Exercise instructions - The line holding "const tickShift = [8, 2, 1, 0, 5];" is the last one to output; start at the first line of the data, keep every line in between exactly, and leave out pictures.

Provided data -
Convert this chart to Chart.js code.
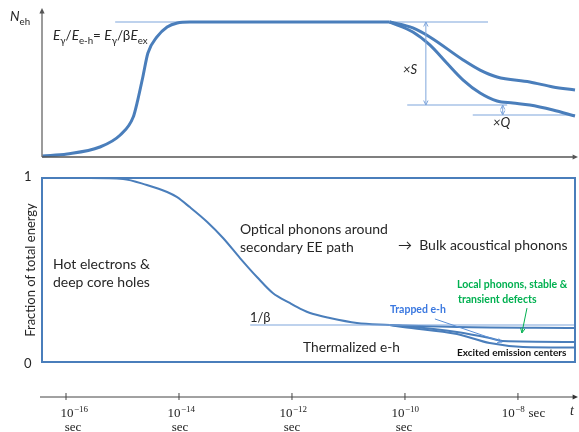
<!DOCTYPE html>
<html>
<head>
<meta charset="utf-8">
<script src="https://cdn.jsdelivr.net/npm/chart.js@4"></script>
<style>
html, body { margin: 0; padding: 0; background: #fff; }
</style>
</head>
<body>
<canvas id="c" width="579" height="432"></canvas>
<script>
// x values are log10(t / sec)
const tickVals = [-16, -14, -12, -10, -8];
const tickExps = ['−16', '−14', '−12', '−10', '−8'];
const tickUnits = ['sec', 'sec', 'sec', 'sec', ' sec'];   // last one sits on the same line
const tickShift = [8, 2, 1, 0, 5];

// top panel: N_eh, plateau = 1
const riseT = [-16.42, -15.98, -15.40, -15.04, -14.81, -14.73, -14.64, -14.55, -14.39, -14.21, -14.03, -13.81, -10.27];
const riseN = [0.007, 0.022, 0.074, 0.163, 0.296, 0.422, 0.593, 0.770, 0.889, 0.963, 0.993, 1.0, 1.0];
const upperT = [-10.27, -9.86, -9.56, -8.97, -8.67, -8.37, -7.79, -7.38, -6.99];
const upperN = [1.0, 0.956, 0.889, 0.719, 0.644, 0.593, 0.556, 0.519, 0.496];
const lowerT = [-10.27, -9.86, -9.56, -9.26, -8.97, -8.67, -8.37, -8.09, -7.79, -7.38, -6.99];
const lowerN = [1.0, 0.926, 0.830, 0.696, 0.570, 0.474, 0.415, 0.400, 0.385, 0.348, 0.304];
const plateauT = [-15.13, -8.53], plateauN = [1.0, 1.0];
const sLineT = [-9.96, -8.19], sLineN = [0.385, 0.385];
const qLineT = [-8.80, -6.99], qLineN = [0.311, 0.311];
const sArrow = [-9.63, 1.0, 0.385];   // t, from, to
const qArrow = [-8.27, 0.385, 0.311];

// bottom panel: fraction of total energy
const fracT = [-16.42, -15.58, -14.99, -14.57, -14.21, -14.04, -13.81, -13.50, -13.22, -12.92, -12.62, -12.34, -12.04, -11.81, -11.68, -11.33, -10.85, -10.27];
const fracF = [1.0, 1.0, 0.995, 0.962, 0.924, 0.897, 0.842, 0.761, 0.674, 0.565, 0.462, 0.375, 0.321, 0.283, 0.266, 0.239, 0.212, 0.201];
const localT = [-10.27, -9.08, -6.99], localF = [0.201, 0.190, 0.185];
const trapT = [-10.27, -10.04, -9.08, -8.50, -8.27, -6.99], trapF = [0.201, 0.196, 0.163, 0.130, 0.114, 0.109];
const emitT = [-10.27, -10.04, -9.08, -8.50, -7.91, -6.99], emitF = [0.201, 0.190, 0.152, 0.103, 0.082, 0.079];
const betaT = [-12.74, -6.99], betaF = [0.201, 0.201];
const trapPointer = [-9.47, 0.234, -8.28, 0.109];
const greenPointer = [-7.84, 0.293, -7.93, 0.158];

const BLUE = '#4a7ebb';
const THIN = '#7fa6dc';
const TXT = '#262626';

const pts = (xs, ys) => xs.map((x, i) => ({ x: x, y: ys[i] }));
function line(xs, ys, axis, color, width, smooth) {
    return {
        data: pts(xs, ys), yAxisID: axis, borderColor: color, borderWidth: width,
        pointRadius: 0, fill: false, clip: false,
        cubicInterpolationMode: smooth ? 'monotone' : 'default', tension: 0
    };
}

function head(ctx, x, y, ang, len, filled) {
    const a1 = ang + Math.PI - 0.45, a2 = ang + Math.PI + 0.45;
    ctx.beginPath();
    ctx.moveTo(x + len * Math.cos(a1), y + len * Math.sin(a1));
    ctx.lineTo(x, y);
    ctx.lineTo(x + len * Math.cos(a2), y + len * Math.sin(a2));
    if (filled) { ctx.closePath(); ctx.fill(); } else ctx.stroke();
}

function rich(ctx, x, y, parts, size) {
    ctx.textBaseline = 'alphabetic';
    ctx.textAlign = 'left';
    parts.forEach(p => {
        const sub = p[1] === 's';
        const fs = sub ? size * 0.72 : size;
        ctx.font = (p[1] === 'i' ? 'italic ' : '') + fs + 'px Lato';
        ctx.fillText(p[0], x, y + (sub ? size * 0.28 : 0));
        x += ctx.measureText(p[0]).width;
    });
}

function label(ctx, text, x, y, font, color, maxW) {
    ctx.font = font;
    ctx.fillStyle = color;
    ctx.textAlign = 'left';
    ctx.textBaseline = 'middle';
    if (maxW) ctx.fillText(text, x, y, maxW); else ctx.fillText(text, x, y);
}

const decor = {
    id: 'decor',
    afterDatasetsDraw(chart) {
        const ctx = chart.ctx;
        const xs = chart.scales.x, yN = chart.scales.yN, yF = chart.scales.yF;
        const X = v => xs.getPixelForValue(v);
        const left = xs.left, right = xs.right;
        ctx.save();

        // top panel axes
        const y0 = yN.getPixelForValue(0);
        ctx.strokeStyle = '#7a7a7a'; ctx.fillStyle = '#555'; ctx.lineWidth = 1.5;
        ctx.beginPath(); ctx.moveTo(left, y0); ctx.lineTo(left, yN.top + 2); ctx.stroke();
        head(ctx, left, yN.top, -Math.PI / 2, 6, true);
        ctx.strokeStyle = '#555';
        ctx.beginPath(); ctx.moveTo(left, y0); ctx.lineTo(right + 1, y0); ctx.stroke();
        head(ctx, right + 3, y0, 0, 6, true);

        // S and Q double arrows
        ctx.strokeStyle = THIN; ctx.lineWidth = 1;
        [sArrow, qArrow].forEach(a => {
            const x = X(a[0]), ya = yN.getPixelForValue(a[1]), yb = yN.getPixelForValue(a[2]);
            ctx.beginPath(); ctx.moveTo(x, ya); ctx.lineTo(x, yb); ctx.stroke();
            const l = Math.min(5, Math.abs(yb - ya) / 2);
            head(ctx, x, ya, -Math.PI / 2, l, false);
            head(ctx, x, yb, Math.PI / 2, l, false);
        });

        // bottom panel frame
        const fTop = yF.getPixelForValue(1), fBot = yF.getPixelForValue(0);
        ctx.strokeStyle = BLUE; ctx.lineWidth = 2;
        ctx.strokeRect(left, fTop, right - left, fBot - fTop);

        // pointers
        ctx.lineWidth = 1;
        ctx.strokeStyle = '#5b8fd6';
        let p = trapPointer;
        let ax = X(p[0]), ay = yF.getPixelForValue(p[1]), bx = X(p[2]), by = yF.getPixelForValue(p[3]);
        ctx.beginPath(); ctx.moveTo(ax, ay); ctx.lineTo(bx, by); ctx.stroke();
        head(ctx, bx, by, Math.atan2(by - ay, bx - ax), 5, false);
        ctx.strokeStyle = '#00b050';
        p = greenPointer;
        ax = X(p[0]); ay = yF.getPixelForValue(p[1]); bx = X(p[2]); by = yF.getPixelForValue(p[3]);
        ctx.beginPath(); ctx.moveTo(ax, ay); ctx.lineTo(bx, by); ctx.stroke();
        head(ctx, bx, by, Math.atan2(by - ay, bx - ax), 5, false);

        // time axis with its tick labels
        const yt = xs.top;
        ctx.strokeStyle = '#444'; ctx.fillStyle = '#333'; ctx.lineWidth = 1;
        ctx.beginPath(); ctx.moveTo(left - 2, yt); ctx.lineTo(right + 1, yt); ctx.stroke();
        head(ctx, right + 3, yt, 0, 6, true);
        ctx.fillStyle = '#222';
        ctx.textBaseline = 'alphabetic';
        tickVals.forEach((v, i) => {
            const x = X(v);
            ctx.beginPath(); ctx.moveTo(x, yt - 4); ctx.lineTo(x, yt + 3); ctx.stroke();
            const big = '13px "Liberation Serif"', small = '9px "Liberation Serif"';
            ctx.font = big; const w1 = ctx.measureText('10').width;
            ctx.font = small; const w2 = ctx.measureText(tickExps[i]).width;
            const inline = tickUnits[i].startsWith(' ');
            ctx.font = big; const w3 = inline ? ctx.measureText(tickUnits[i]).width : 0;
            let sx = x + tickShift[i] - (w1 + w2 + w3) / 2;
            ctx.textAlign = 'left';
            ctx.font = big; ctx.fillText('10', sx, yt + 20);
            ctx.font = small; ctx.fillText(tickExps[i], sx + w1 + 0.5, yt + 14.5);
            ctx.font = big;
            if (inline) ctx.fillText(tickUnits[i], sx + w1 + w2 + 1, yt + 20);
            else { ctx.textAlign = 'center'; ctx.fillText(tickUnits[i], x + tickShift[i] - 1, yt + 34); }
        });

        // texts
        ctx.fillStyle = TXT;
        rich(ctx, 10, 21, [['N', 'i'], ['eh', 's']], 13.5);
        rich(ctx, 53, 40, [['E', 'i'], ['γ', 's'], ['/', ''], ['E', 'i'], ['e-h', 's'], ['= ', ''], ['E', 'i'], ['γ', 's'], ['/β', ''], ['E', 'i'], ['ex', 's']], 13.5);
        label(ctx, '×S', 403, 70, 'italic 13px Lato', TXT);
        label(ctx, '×Q', 493, 123, 'italic 13px Lato', TXT);

        label(ctx, '1', 24, 177, '13px Lato', TXT);
        label(ctx, '0', 24, 364, '13px Lato', TXT);
        ctx.save();
        ctx.translate(31, 270); ctx.rotate(-Math.PI / 2);
        ctx.font = '13px Lato'; ctx.textAlign = 'center'; ctx.textBaseline = 'middle'; ctx.fillStyle = TXT;
        ctx.fillText('Fraction of total energy', 0, 0, 147);
        ctx.restore();

        label(ctx, 'Hot electrons &', 53, 264, '14px Lato', TXT, 97);
        label(ctx, 'deep core holes', 53, 282, '14px Lato', TXT, 97);
        label(ctx, 'Optical phonons around', 240, 229, '14px Lato', TXT, 148);
        label(ctx, 'secondary EE path', 240, 247, '14px Lato', TXT, 118);
        label(ctx, '→  Bulk acoustical phonons', 398, 245, '14px Lato', TXT, 174);
        label(ctx, 'Local phonons, stable &', 457, 285, 'bold 10.5px Lato', '#00b050', 111);
        label(ctx, 'transient defects', 458, 300, 'bold 10.5px Lato', '#00b050', 82);
        label(ctx, 'Trapped e-h', 390, 310, 'bold 10.5px Lato', '#3a78e0', 57);
        label(ctx, 'Thermalized e-h', 303, 347, '14px Lato', TXT, 97);
        label(ctx, '1/β', 250, 318, '13px Lato', TXT);
        label(ctx, 'Excited emission centers', 457, 353, 'bold 10px Lato', '#111', 117);
        label(ctx, 't', 570, 411, 'italic 14px "Liberation Serif"', TXT);
        ctx.restore();
    }
};

new Chart(document.getElementById('c'), {
    type: 'line',
    data: {
        datasets: [
            line(riseT, riseN, 'yN', BLUE, 3, true),
            line(upperT, upperN, 'yN', BLUE, 3, true),
            line(lowerT, lowerN, 'yN', BLUE, 3, true),
            line(plateauT, plateauN, 'yN', THIN, 1.2, false),
            line(sLineT, sLineN, 'yN', THIN, 1.2, false),
            line(qLineT, qLineN, 'yN', THIN, 1.2, false),
            line(betaT, betaF, 'yF', THIN, 1.2, false),
            line(fracT, fracF, 'yF', BLUE, 2, true),
            line(localT, localF, 'yF', BLUE, 2, true),
            line(trapT, trapF, 'yF', BLUE, 2, true),
            line(emitT, emitF, 'yF', BLUE, 2, true)
        ]
    },
    options: {
        responsive: false,
        animation: false,
        events: [],
        layout: { padding: { left: 42, right: 4, top: 8, bottom: 0 } },
        plugins: { legend: { display: false }, tooltip: { enabled: false } },
        scales: {
            x: {
                type: 'linear',
                min: -16.425,
                max: -6.99,
                afterFit: s => { s.height = 35; },
                afterBuildTicks: s => { s.ticks = tickVals.map(v => ({ value: v })); },
                grid: { display: false },
                border: { display: false },
                ticks: { display: false }
            },
            yN: { type: 'linear', display: false, min: -1.7778, max: 1.1037 },
            yF: { type: 'linear', display: false, min: -0.1902, max: 1.9239 }
        }
    },
    plugins: [decor]
});
</script>
</body>
</html>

Written answer -
Convert this chart to Chart.js code.
<!DOCTYPE html>
<html>
<head>
<meta charset="utf-8">
<script src="https://cdn.jsdelivr.net/npm/chart.js@4"></script>
<style>
html, body { margin: 0; padding: 0; background: #fff; }
</style>
</head>
<body>
<canvas id="c" width="579" height="432"></canvas>
<script>
// x values are log10(t / sec)
const tickVals = [-16, -14, -12, -10, -8];
const tickExps = ['−16', '−14', '−12', '−10', '−8'];
const tickUnits = ['sec', 'sec', 'sec', 'sec', ' sec'];   // last one sits on the same line
const tickShift = [8, 2, 1, 0, 5];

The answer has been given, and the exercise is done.